The point is, what’s happening today isn’t new. If you watch the banking industry long enough, you’ll see everything at least twice, including things that everyone swore the first time would never happen again.
Like it or not, the regulators have a job to do. Many banks became too reliant on real estate lending during the bubble, and once it popped they needed to raise capital so they could afford to charge off their worst loans. Based on what I have heard from bankers, lawyers and investment bankers, the regulators haven’t been willing to allow marginal institutions to earn their way out of their asset quality and capitalization problems, but have been forcing the issue in many instances. As much as they dislike Dodd-Frank or the proposed limits on interchange fees, I believe that much of the tension between banks and their regulators derives from regulatory activism at the grass roots level.

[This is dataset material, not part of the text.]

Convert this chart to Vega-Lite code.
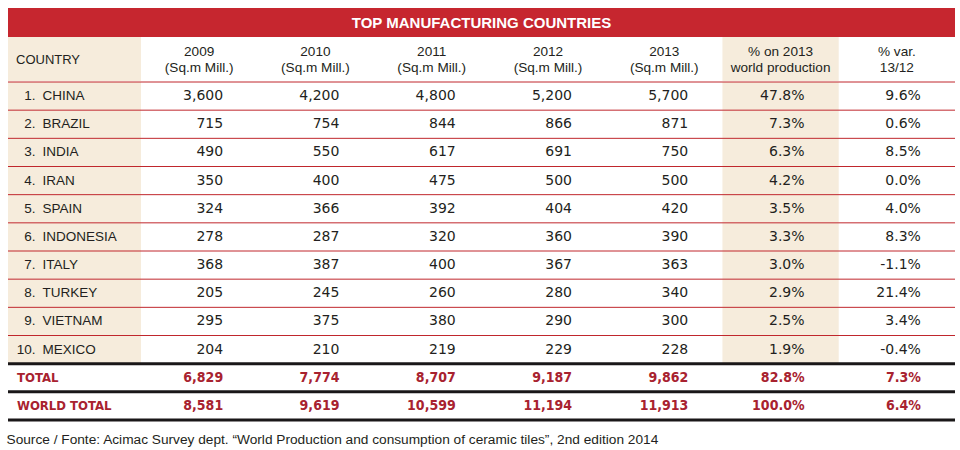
{
  "$schema": "https://vega.github.io/schema/vega-lite/v6.json",
  "padding": {"left": 6, "top": 8, "right": 6, "bottom": 0},
  "background": "white",
  "title": {
    "text": "Source / Fonte: Acimac Survey dept. “World Production and consumption of ceramic tiles”, 2nd edition 2014",
    "orient": "bottom",
    "anchor": "start",
    "font": "Liberation Sans",
    "fontSize": 13.7,
    "fontWeight": "normal",
    "color": "#231f20",
    "offset": 11
  },
  "config": {
    "view": {"stroke": null},
    "axis": {"disable": true},
    "concat": {"spacing": 0},
    "scale": {"bandPaddingInner": 0, "bandPaddingOuter": 0},
    "locale": {"number": {"decimal": ".", "thousands": ",", "grouping": [3], "currency": ["$", ""], "minus": "-"}}
  },
  "datasets": {
    "table": [
      {"rank": "1.", "country": "CHINA", "y2009": 3600, "y2010": 4200, "y2011": 4800, "y2012": 5200, "y2013": 5700, "share": 0.478, "change": 0.096},
      {"rank": "2.", "country": "BRAZIL", "y2009": 715, "y2010": 754, "y2011": 844, "y2012": 866, "y2013": 871, "share": 0.073, "change": 0.006},
      {"rank": "3.", "country": "INDIA", "y2009": 490, "y2010": 550, "y2011": 617, "y2012": 691, "y2013": 750, "share": 0.063, "change": 0.085},
      {"rank": "4.", "country": "IRAN", "y2009": 350, "y2010": 400, "y2011": 475, "y2012": 500, "y2013": 500, "share": 0.042, "change": 0.0},
      {"rank": "5.", "country": "SPAIN", "y2009": 324, "y2010": 366, "y2011": 392, "y2012": 404, "y2013": 420, "share": 0.035, "change": 0.04},
      {"rank": "6.", "country": "INDONESIA", "y2009": 278, "y2010": 287, "y2011": 320, "y2012": 360, "y2013": 390, "share": 0.033, "change": 0.083},
      {"rank": "7.", "country": "ITALY", "y2009": 368, "y2010": 387, "y2011": 400, "y2012": 367, "y2013": 363, "share": 0.03, "change": -0.011},
      {"rank": "8.", "country": "TURKEY", "y2009": 205, "y2010": 245, "y2011": 260, "y2012": 280, "y2013": 340, "share": 0.029, "change": 0.214},
      {"rank": "9.", "country": "VIETNAM", "y2009": 295, "y2010": 375, "y2011": 380, "y2012": 290, "y2013": 300, "share": 0.025, "change": 0.034},
      {"rank": "10.", "country": "MEXICO", "y2009": 204, "y2010": 210, "y2011": 219, "y2012": 229, "y2013": 228, "share": 0.019, "change": -0.004},
      {"rank": null, "country": "TOTAL", "y2009": 6829, "y2010": 7774, "y2011": 8707, "y2012": 9187, "y2013": 9862, "share": 0.828, "change": 0.073},
      {"rank": null, "country": "WORLD TOTAL", "y2009": 8581, "y2010": 9619, "y2011": 10599, "y2012": 11194, "y2013": 11913, "share": 1.0, "change": 0.064}
    ],
    "headers": [
      {"col": "y2009", "label": ["2009", "(Sq.m Mill.)"]},
      {"col": "y2010", "label": ["2010", "(Sq.m Mill.)"]},
      {"col": "y2011", "label": ["2011", "(Sq.m Mill.)"]},
      {"col": "y2012", "label": ["2012", "(Sq.m Mill.)"]},
      {"col": "y2013", "label": ["2013", "(Sq.m Mill.)"]},
      {"col": "share", "label": ["% on 2013", "world production"]},
      {"col": "change", "label": ["% var.", "13/12"]}
    ]
  },
  "vconcat": [
    {
      "width": 947,
      "height": 29,
      "view": {"fill": "#c6262f", "stroke": null},
      "data": {"values": [{"title": "TOP MANUFACTURING COUNTRIES"}]},
      "mark": {"type": "text", "font": "Liberation Sans", "fontSize": 15, "fontWeight": "bold", "color": "#ffffff", "baseline": "middle", "align": "center"},
      "encoding": {"text": {"field": "title", "type": "nominal"}}
    },
    {
      "hconcat": [
        {
          "width": 133,
          "height": 44,
          "view": {"fill": "#f6ecdc", "stroke": null},
          "data": {"values": [{"label": "COUNTRY"}]},
          "mark": {"type": "text", "font": "Liberation Sans", "fontSize": 13, "color": "#231f20", "align": "left", "baseline": "middle", "dx": -58.5, "dy": 1},
          "encoding": {"text": {"field": "label", "type": "nominal"}}
        },
        {
          "width": 814,
          "height": 44,
          "data": {"name": "headers"},
          "encoding": {
            "x": {"field": "col", "type": "nominal", "axis": null,
                  "scale": {"domain": ["y2009", "y2010", "y2011", "y2012", "y2013", "share", "change"], "paddingInner": 0, "paddingOuter": 0}}
          },
          "layer": [
            {
              "transform": [{"filter": "datum.col == 'share'"}],
              "mark": {"type": "rect", "color": "#f6ecdc"}
            },
            {
              "mark": {"type": "text", "font": "Liberation Sans", "fontSize": 13.6, "color": "#231f20", "align": "center", "baseline": "middle", "lineHeight": 15.5, "dy": -7},
              "encoding": {"text": {"field": "label", "type": "nominal"}}
            }
          ]
        }
      ],
      "spacing": 0,
      "bounds": "flush"
    },
    {
      "hconcat": [
        {
          "width": 133,
          "height": 338,
          "data": {"name": "table"},
          "encoding": {
            "y": {"field": "country", "type": "nominal", "axis": null,
                  "scale": {"domain": ["CHINA", "BRAZIL", "INDIA", "IRAN", "SPAIN", "INDONESIA", "ITALY", "TURKEY", "VIETNAM", "MEXICO", "TOTAL", "WORLD TOTAL"], "paddingInner": 0, "paddingOuter": 0}}
          },
          "layer": [
            {
              "transform": [{"filter": "isValid(datum.rank)"}],
              "mark": {"type": "rect", "color": "#f6ecdc"}
            },
            {
              "transform": [{"filter": "isValid(datum.rank)"}],
              "mark": {"type": "rule", "color": "#c0272d", "strokeWidth": 1},
              "encoding": {"y": {"field": "country", "type": "nominal", "bandPosition": 0}}
            },
            {
              "transform": [{"filter": "!isValid(datum.rank)"}],
              "mark": {"type": "rule", "color": "#1a1718", "strokeWidth": 3},
              "encoding": {"y": {"field": "country", "type": "nominal", "bandPosition": 0}}
            },
            {
              "transform": [{"filter": "datum.country == 'WORLD TOTAL'"}],
              "mark": {"type": "rule", "color": "#1a1718", "strokeWidth": 3},
              "encoding": {"y": {"field": "country", "type": "nominal", "bandPosition": 1}}
            },
            {
              "transform": [{"filter": "isValid(datum.rank)"}],
              "mark": {"type": "text", "font": "Liberation Sans", "fontSize": 13.5, "color": "#231f20", "align": "right", "baseline": "middle", "dx": -39},
              "encoding": {"text": {"field": "rank", "type": "nominal"}}
            },
            {
              "transform": [{"filter": "isValid(datum.rank)"}],
              "mark": {"type": "text", "font": "Liberation Sans", "fontSize": 13.5, "color": "#231f20", "align": "left", "baseline": "middle", "dx": -32},
              "encoding": {"text": {"field": "country", "type": "nominal"}}
            },
            {
              "transform": [{"filter": "!isValid(datum.rank)"}],
              "mark": {"type": "text", "font": "DejaVu Sans Condensed, DejaVu Sans", "fontSize": 13, "fontWeight": "bold", "color": "#a8222f", "align": "left", "baseline": "middle", "dx": -57.5},
              "encoding": {"text": {"field": "country", "type": "nominal"}}
            }
          ]
        },
        {
          "width": 814,
          "height": 338,
          "data": {"name": "table"},
          "encoding": {
            "y": {"field": "country", "type": "nominal", "axis": null,
                  "scale": {"domain": ["CHINA", "BRAZIL", "INDIA", "IRAN", "SPAIN", "INDONESIA", "ITALY", "TURKEY", "VIETNAM", "MEXICO", "TOTAL", "WORLD TOTAL"], "paddingInner": 0, "paddingOuter": 0}}
          },
          "layer": [
            {
              "transform": [{"filter": "isValid(datum.rank)"}],
              "mark": {"type": "rect", "color": "#f6ecdc"},
              "encoding": {
                "x": {"datum": "share", "type": "nominal", "axis": null,
                      "scale": {"domain": ["y2009", "y2010", "y2011", "y2012", "y2013", "share", "change"], "paddingInner": 0, "paddingOuter": 0}}
              }
            },
            {
              "transform": [{"filter": "isValid(datum.rank)"}],
              "mark": {"type": "rule", "color": "#c0272d", "strokeWidth": 1},
              "encoding": {"y": {"field": "country", "type": "nominal", "bandPosition": 0}}
            },
            {
              "transform": [{"filter": "!isValid(datum.rank)"}],
              "mark": {"type": "rule", "color": "#1a1718", "strokeWidth": 3},
              "encoding": {"y": {"field": "country", "type": "nominal", "bandPosition": 0}}
            },
            {
              "transform": [{"filter": "datum.country == 'WORLD TOTAL'"}],
              "mark": {"type": "rule", "color": "#1a1718", "strokeWidth": 3},
              "encoding": {"y": {"field": "country", "type": "nominal", "bandPosition": 1}}
            },
            {
              "transform": [{"filter": "isValid(datum.rank)"}, {"fold": ["y2009", "y2010", "y2011", "y2012", "y2013"], "as": ["col", "val"]}],
              "mark": {"type": "text", "font": "DejaVu Sans", "fontSize": 14, "color": "#231f20", "align": "right", "baseline": "middle", "dx": 24},
              "encoding": {
                "x": {"field": "col", "type": "nominal", "axis": null},
                "text": {"field": "val", "type": "quantitative", "format": ","}
              }
            },
            {
              "transform": [{"filter": "isValid(datum.rank)"}, {"fold": ["share", "change"], "as": ["col", "val"]}],
              "mark": {"type": "text", "font": "DejaVu Sans", "fontSize": 14, "color": "#231f20", "align": "right", "baseline": "middle", "dx": 24},
              "encoding": {
                "x": {"field": "col", "type": "nominal", "axis": null},
                "text": {"field": "val", "type": "quantitative", "format": ".1%"}
              }
            },
            {
              "transform": [{"filter": "!isValid(datum.rank)"}, {"fold": ["y2009", "y2010", "y2011", "y2012", "y2013"], "as": ["col", "val"]}],
              "mark": {"type": "text", "font": "DejaVu Sans Condensed, DejaVu Sans", "fontSize": 14, "fontWeight": "bold", "color": "#a8222f", "align": "right", "baseline": "middle", "dx": 24},
              "encoding": {
                "x": {"field": "col", "type": "nominal", "axis": null},
                "text": {"field": "val", "type": "quantitative", "format": ","}
              }
            },
            {
              "transform": [{"filter": "!isValid(datum.rank)"}, {"fold": ["share", "change"], "as": ["col", "val"]}],
              "mark": {"type": "text", "font": "DejaVu Sans Condensed, DejaVu Sans", "fontSize": 14, "fontWeight": "bold", "color": "#a8222f", "align": "right", "baseline": "middle", "dx": 24},
              "encoding": {
                "x": {"field": "col", "type": "nominal", "axis": null},
                "text": {"field": "val", "type": "quantitative", "format": ".1%"}
              }
            }
          ]
        }
      ],
      "spacing": 0,
      "bounds": "flush"
    }
  ],
  "spacing": 0
}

It won’t always be this way. The industry’s asset quality will gradually improve as the economy strengthens, most undercapitalized banks will either figure out a way to raise capital or will sell out to a stronger competitor, and the regulators will ease up. CEOs and directors may not like this oscillation between supervision sometimes being too soft and sometimes being too tough, but it seems to be a normal phenomenon in banking.
After living through one of the worst financial crises since the Great Depression, I am sure that all of federal banking regulatory agencies have felt pressure to tighten up their supervision. And while privately they might chafe against the heightened scrutiny, smart CEOs and their boards don’t go to war with their institution’s regulators. Instead, they consult with them frequently, communicate regularly and take a proactive approach to problem solving.
Smart bankers take the long view of regulatory relations. And that certainly doesn’t include picking a public fight with the chairman of the FDIC.